“No, it was not,” say the wind turbine Salesmen. “Oh yes it was!” responds this man.
Who is this man? He is a legend in the publishing world. Especially the world of scholarly publishing. (It’s a safe bet that Mr. Goellner understands more about peer review than a wind turbine salesmen, don’t you think?)
For more than twenty years, Mr. Goellner was Director of the Johns Hopkins University Press, the oldest university press in America (founded 1878). During his tenure, JHUP became a world leader, celebrated, among other fields, for its medical publishing—a tradition which subsequent directors have carried forward.
Goellner is widely considered a “publisher’s publisher.” More directors of university presses have come out of JHUP than out of any other press. (One of them is the current director of Harvard University Press.) Considerable credit for this fact goes to Jack Goellner.
When Jack retired, his alma mater, Allegheny College, conferred an honorary doctorate upon him in recognition of his accomplishments and stature in scholarly publishing.
Now read what this man has to say about Pierpont’s “Wind Turbine Syndrome.”
Dr. Pierpont has written a superb and powerful book.
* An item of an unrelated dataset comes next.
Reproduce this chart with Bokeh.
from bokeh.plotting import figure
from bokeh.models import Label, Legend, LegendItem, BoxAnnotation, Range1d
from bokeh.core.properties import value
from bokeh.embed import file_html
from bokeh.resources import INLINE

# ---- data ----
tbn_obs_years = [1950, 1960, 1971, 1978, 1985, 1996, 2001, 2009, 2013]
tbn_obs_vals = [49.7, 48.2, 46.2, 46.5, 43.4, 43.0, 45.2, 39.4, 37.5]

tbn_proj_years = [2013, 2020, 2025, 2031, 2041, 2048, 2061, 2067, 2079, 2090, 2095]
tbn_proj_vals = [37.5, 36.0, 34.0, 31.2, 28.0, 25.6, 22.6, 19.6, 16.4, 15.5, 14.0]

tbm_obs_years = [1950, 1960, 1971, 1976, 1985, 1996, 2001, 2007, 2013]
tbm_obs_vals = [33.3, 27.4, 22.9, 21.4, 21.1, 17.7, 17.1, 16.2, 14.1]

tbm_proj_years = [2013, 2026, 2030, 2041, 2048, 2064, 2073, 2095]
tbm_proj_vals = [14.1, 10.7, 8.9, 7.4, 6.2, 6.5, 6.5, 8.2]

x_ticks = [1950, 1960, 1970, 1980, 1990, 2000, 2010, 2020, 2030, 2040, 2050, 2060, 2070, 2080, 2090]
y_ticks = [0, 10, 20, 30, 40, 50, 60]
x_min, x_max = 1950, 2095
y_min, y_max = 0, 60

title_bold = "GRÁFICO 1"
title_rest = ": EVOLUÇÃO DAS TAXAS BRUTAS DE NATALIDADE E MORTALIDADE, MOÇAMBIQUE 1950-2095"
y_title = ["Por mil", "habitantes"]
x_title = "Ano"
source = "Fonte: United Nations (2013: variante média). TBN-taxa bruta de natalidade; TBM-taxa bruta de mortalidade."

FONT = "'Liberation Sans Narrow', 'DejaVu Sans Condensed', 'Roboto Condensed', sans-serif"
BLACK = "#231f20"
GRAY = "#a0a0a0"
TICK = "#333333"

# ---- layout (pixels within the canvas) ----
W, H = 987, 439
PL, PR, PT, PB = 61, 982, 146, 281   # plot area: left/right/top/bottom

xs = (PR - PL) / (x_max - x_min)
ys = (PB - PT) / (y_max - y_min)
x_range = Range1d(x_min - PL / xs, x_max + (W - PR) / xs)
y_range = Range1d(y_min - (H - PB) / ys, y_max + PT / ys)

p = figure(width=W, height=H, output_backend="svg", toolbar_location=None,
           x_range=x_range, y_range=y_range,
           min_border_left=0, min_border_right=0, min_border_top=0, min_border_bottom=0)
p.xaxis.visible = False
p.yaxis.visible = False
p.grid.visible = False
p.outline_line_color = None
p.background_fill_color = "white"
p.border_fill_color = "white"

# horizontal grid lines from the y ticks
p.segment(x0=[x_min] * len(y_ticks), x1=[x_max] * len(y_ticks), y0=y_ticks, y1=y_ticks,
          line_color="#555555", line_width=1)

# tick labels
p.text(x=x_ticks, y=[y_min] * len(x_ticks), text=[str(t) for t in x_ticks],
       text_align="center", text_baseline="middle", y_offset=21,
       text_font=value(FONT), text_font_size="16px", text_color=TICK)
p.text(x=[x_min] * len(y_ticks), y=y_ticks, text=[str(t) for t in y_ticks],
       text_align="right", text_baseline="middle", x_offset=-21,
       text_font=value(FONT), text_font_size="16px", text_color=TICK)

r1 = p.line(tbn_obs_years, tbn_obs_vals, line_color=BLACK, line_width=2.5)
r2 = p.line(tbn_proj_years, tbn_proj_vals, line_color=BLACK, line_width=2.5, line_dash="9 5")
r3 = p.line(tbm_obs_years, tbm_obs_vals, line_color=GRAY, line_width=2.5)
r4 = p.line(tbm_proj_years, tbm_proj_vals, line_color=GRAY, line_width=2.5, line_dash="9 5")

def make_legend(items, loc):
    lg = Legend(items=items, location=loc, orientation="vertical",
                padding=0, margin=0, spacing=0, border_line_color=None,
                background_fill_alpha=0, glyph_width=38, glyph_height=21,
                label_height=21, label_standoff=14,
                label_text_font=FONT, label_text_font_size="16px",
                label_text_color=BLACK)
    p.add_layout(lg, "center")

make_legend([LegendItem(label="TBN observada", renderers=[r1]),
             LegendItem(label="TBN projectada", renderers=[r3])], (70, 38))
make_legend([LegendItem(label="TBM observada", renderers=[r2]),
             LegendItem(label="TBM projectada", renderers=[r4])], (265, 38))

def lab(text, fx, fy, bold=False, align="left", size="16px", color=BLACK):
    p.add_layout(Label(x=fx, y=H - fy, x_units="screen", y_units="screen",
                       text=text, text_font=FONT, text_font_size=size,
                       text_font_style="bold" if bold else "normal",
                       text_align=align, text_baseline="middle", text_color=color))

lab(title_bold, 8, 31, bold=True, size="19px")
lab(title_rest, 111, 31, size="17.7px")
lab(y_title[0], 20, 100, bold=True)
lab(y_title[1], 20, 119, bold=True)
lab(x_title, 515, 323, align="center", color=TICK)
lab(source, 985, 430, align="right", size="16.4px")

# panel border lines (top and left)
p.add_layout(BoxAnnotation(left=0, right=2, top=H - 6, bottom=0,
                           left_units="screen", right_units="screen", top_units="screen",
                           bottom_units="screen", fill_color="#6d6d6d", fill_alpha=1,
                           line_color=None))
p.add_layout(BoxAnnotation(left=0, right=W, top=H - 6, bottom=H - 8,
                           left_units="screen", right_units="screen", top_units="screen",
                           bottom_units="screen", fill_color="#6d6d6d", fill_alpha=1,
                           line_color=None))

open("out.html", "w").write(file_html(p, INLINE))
Truly first-rate in its presentation of hard data, and with remarkable clarity.
I devoutly hope that her findings, pinned as they are to unassailable research and rigorously peer-reviewed by ranking scientists, come to the attention of movers and shakers who can broaden the research base and shape the politics of dealing with Wind Turbine Syndrome.
Was Pierpont’s book peer-reviewed? “Yes it was,” responds the expert.